>> START

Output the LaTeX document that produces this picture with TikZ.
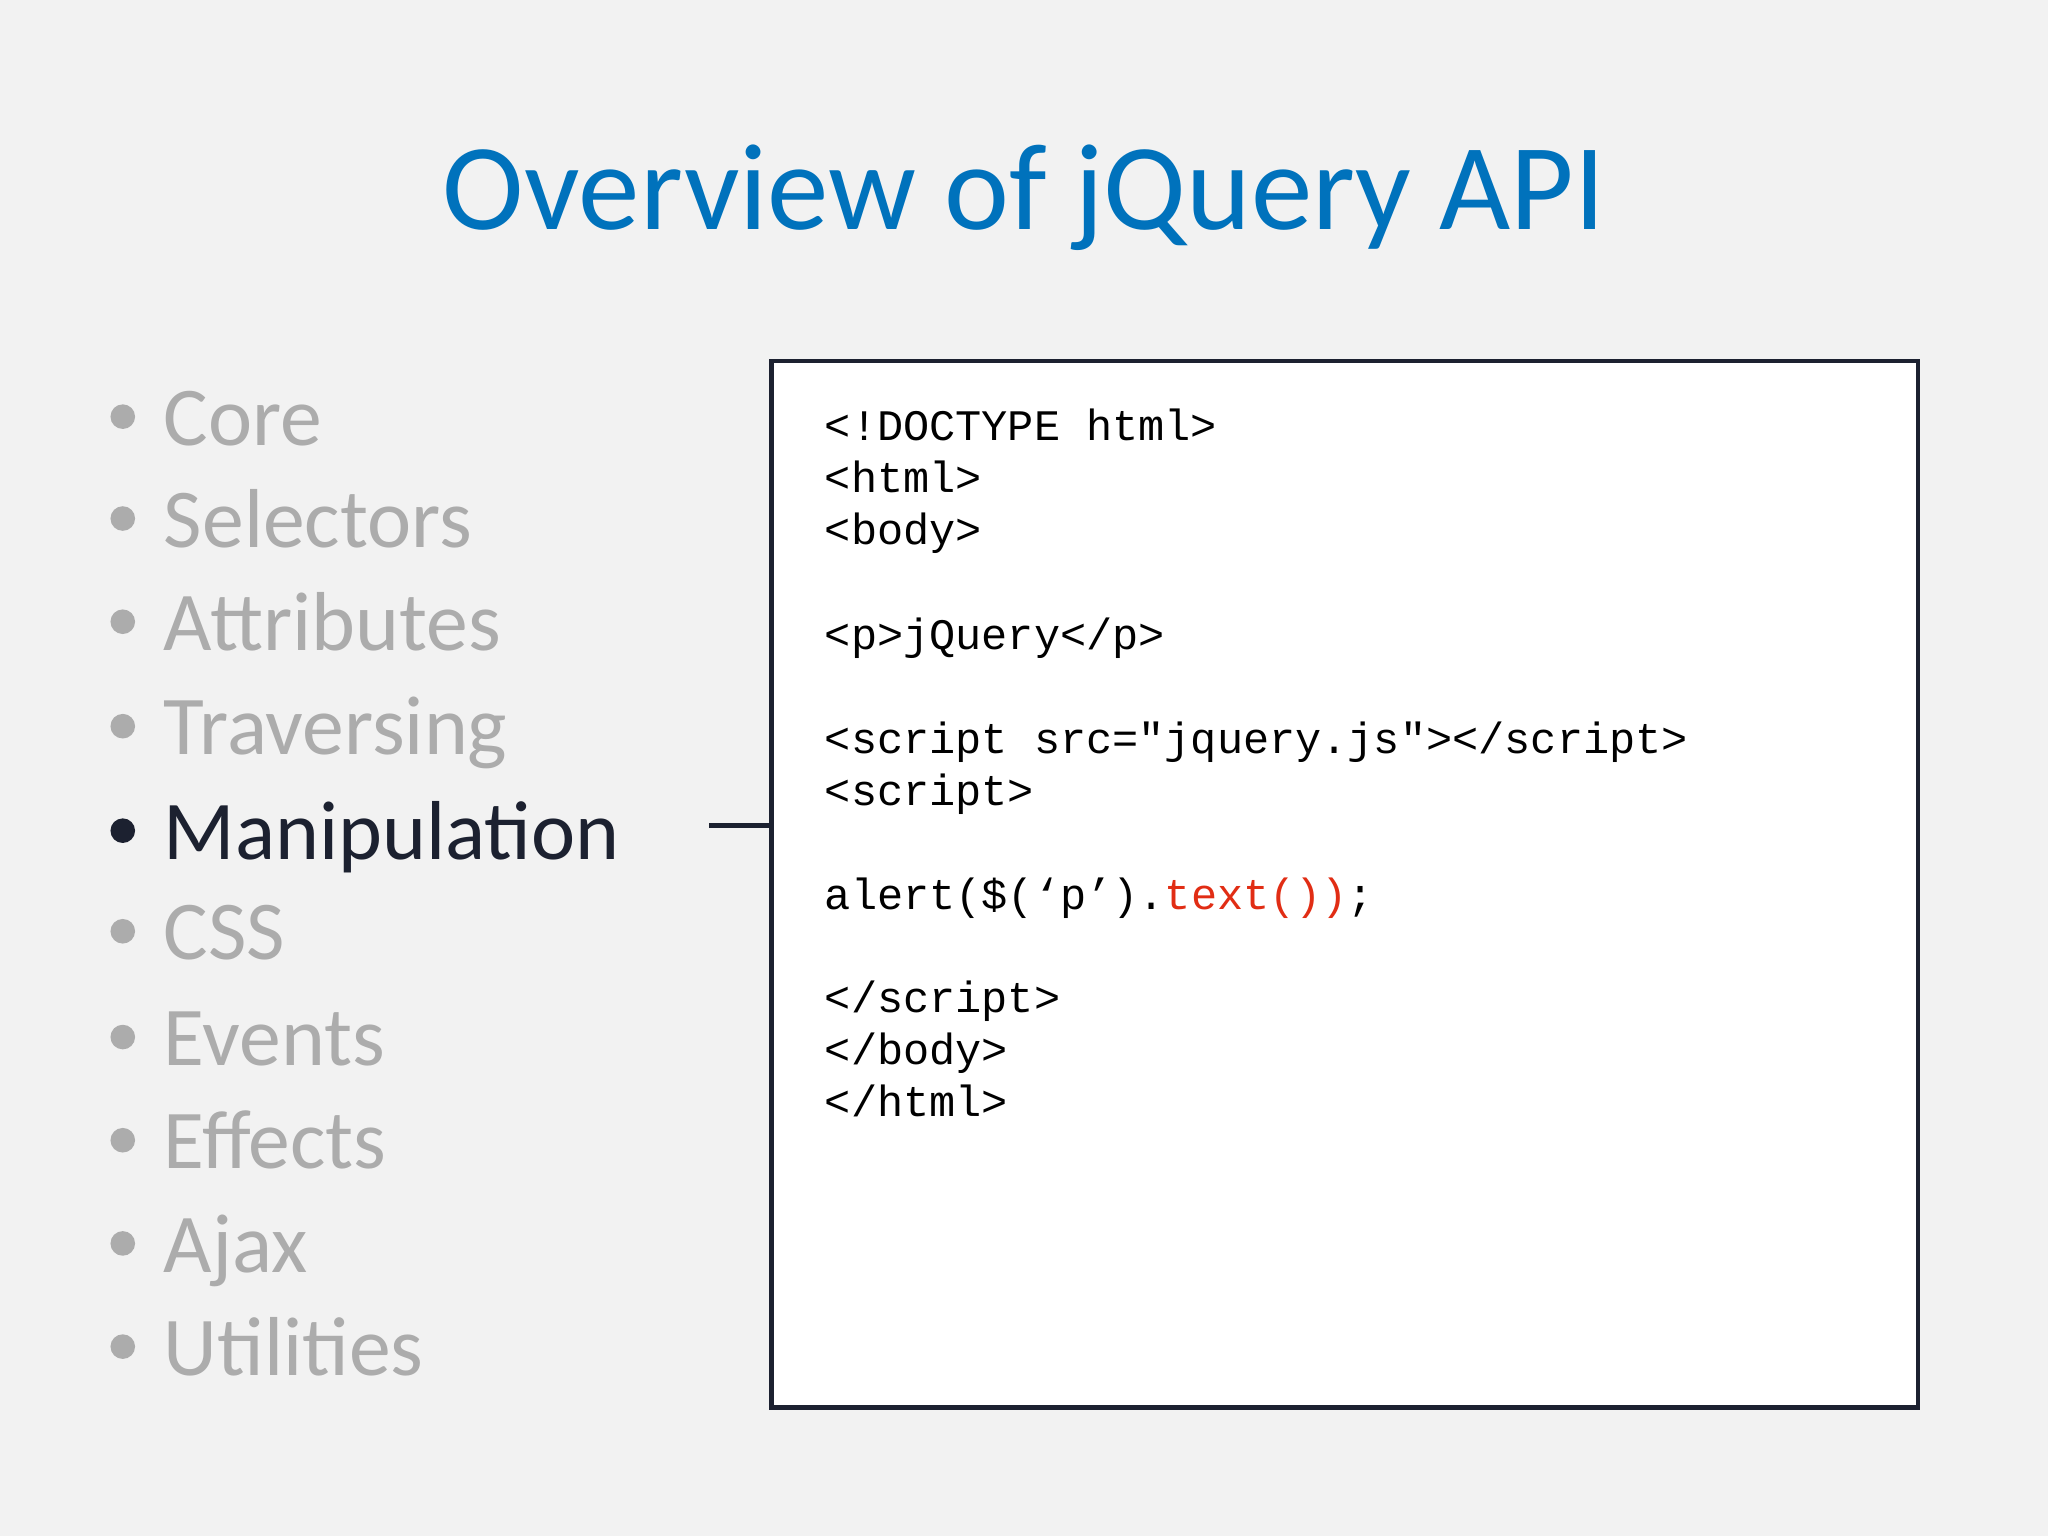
\documentclass[tikz,border=0pt]{standalone}
\usepackage{fontspec}
\setmainfont{Carlito}
\newfontfamily\codefont{Liberation Mono}
\definecolor{bg}{RGB}{242,242,242}
\definecolor{titleblue}{RGB}{0,114,188}
\definecolor{dimgray}{RGB}{172,172,172}
\definecolor{darktext}{RGB}{28,33,48}
\definecolor{codered}{RGB}{225,45,20}
\begin{document}
\begin{tikzpicture}[x=0.013061cm,y=-0.013061cm,
  item/.style={anchor=base west,inner sep=0,font=\fontsize{23.8}{28}\selectfont,text=dimgray},
  dot/.style={circle,fill=dimgray,inner sep=0,minimum size=7},
  code/.style={anchor=base west,inner sep=0,font=\codefont\fontsize{12.4}{14}\selectfont,text=black}]
\fill[bg] (0,0) rectangle (1568,1176);
\useasboundingbox (0,0) rectangle (1568,1176);
\node[inner sep=0,font=\fontsize{35}{40}\selectfont,text=titleblue,anchor=base] (title) at (784,176) {Overview of jQuery API};
\foreach \t/\y [count=\i] in {Core/341,Selectors/419,Attributes/498,Traversing/578,CSS/735,Events/816,Effects/895,Ajax/974,Utilities/1053}{
  \node[item] (b\i) at (125,\y) {\t};
  \node[dot] (d\i) at (94,\y-22) {};
}
\node[item,text=darktext] (b5) at (125,658) {Manipulation};
\node[dot,fill=darktext] (d5) at (94,636) {};
\node[draw=darktext,line width=1.2,fill=white,minimum width=11.4676cm,minimum height=10.4619cm,anchor=north west,inner sep=0] (box) at (589,275) {};
\coordinate (lnk) at (543,632);
\draw[darktext,line width=1.2] (lnk) -- (lnk -| box.west);
\node[code] (c1) at (631,337) {<!DOCTYPE html>};
\node[code] (c2) at (631,377) {<html>};
\node[code] (c3) at (631,417) {<body>};
\node[code] (c4) at (631,497) {<p>jQuery</p>};
\node[code] (c5) at (631,577) {<script src="jquery.js"></script>};
\node[code] (c6) at (631,617) {<script>};
\node[code] (c7) at (631,696) {alert(\$(‘p’).\textcolor{codered}{text())};};
\node[code] (c8) at (631,775) {</script>};
\node[code] (c9) at (631,815) {</body>};
\node[code] (c10) at (631,855) {</html>};
\end{tikzpicture}
\end{document}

>> END

▸ EXERCISE OBJECTIVE
Write the material out again exactly as it appears, dropping the pictures.

▸ FINAL ANSWER
Output the LaTeX document that produces this picture with TikZ.
\documentclass[tikz,border=0pt]{standalone}
\usepackage{fontspec}
\setmainfont{Carlito}
\newfontfamily\codefont{Liberation Mono}
\definecolor{bg}{RGB}{242,242,242}
\definecolor{titleblue}{RGB}{0,114,188}
\definecolor{dimgray}{RGB}{172,172,172}
\definecolor{darktext}{RGB}{28,33,48}
\definecolor{codered}{RGB}{225,45,20}
\begin{document}
\begin{tikzpicture}[x=0.013061cm,y=-0.013061cm,
  item/.style={anchor=base west,inner sep=0,font=\fontsize{23.8}{28}\selectfont,text=dimgray},
  dot/.style={circle,fill=dimgray,inner sep=0,minimum size=7},
  code/.style={anchor=base west,inner sep=0,font=\codefont\fontsize{12.4}{14}\selectfont,text=black}]
\fill[bg] (0,0) rectangle (1568,1176);
\useasboundingbox (0,0) rectangle (1568,1176);
\node[inner sep=0,font=\fontsize{35}{40}\selectfont,text=titleblue,anchor=base] (title) at (784,176) {Overview of jQuery API};
\foreach \t/\y [count=\i] in {Core/341,Selectors/419,Attributes/498,Traversing/578,CSS/735,Events/816,Effects/895,Ajax/974,Utilities/1053}{
  \node[item] (b\i) at (125,\y) {\t};
  \node[dot] (d\i) at (94,\y-22) {};
}
\node[item,text=darktext] (b5) at (125,658) {Manipulation};
\node[dot,fill=darktext] (d5) at (94,636) {};
\node[draw=darktext,line width=1.2,fill=white,minimum width=11.4676cm,minimum height=10.4619cm,anchor=north west,inner sep=0] (box) at (589,275) {};
\coordinate (lnk) at (543,632);
\draw[darktext,line width=1.2] (lnk) -- (lnk -| box.west);
\node[code] (c1) at (631,337) {<!DOCTYPE html>};
\node[code] (c2) at (631,377) {<html>};
\node[code] (c3) at (631,417) {<body>};
\node[code] (c4) at (631,497) {<p>jQuery</p>};
\node[code] (c5) at (631,577) {<script src="jquery.js"></script>};
\node[code] (c6) at (631,617) {<script>};
\node[code] (c7) at (631,696) {alert(\$(‘p’).\textcolor{codered}{text())};};
\node[code] (c8) at (631,775) {</script>};
\node[code] (c9) at (631,815) {</body>};
\node[code] (c10) at (631,855) {</html>};
\end{tikzpicture}
\end{document}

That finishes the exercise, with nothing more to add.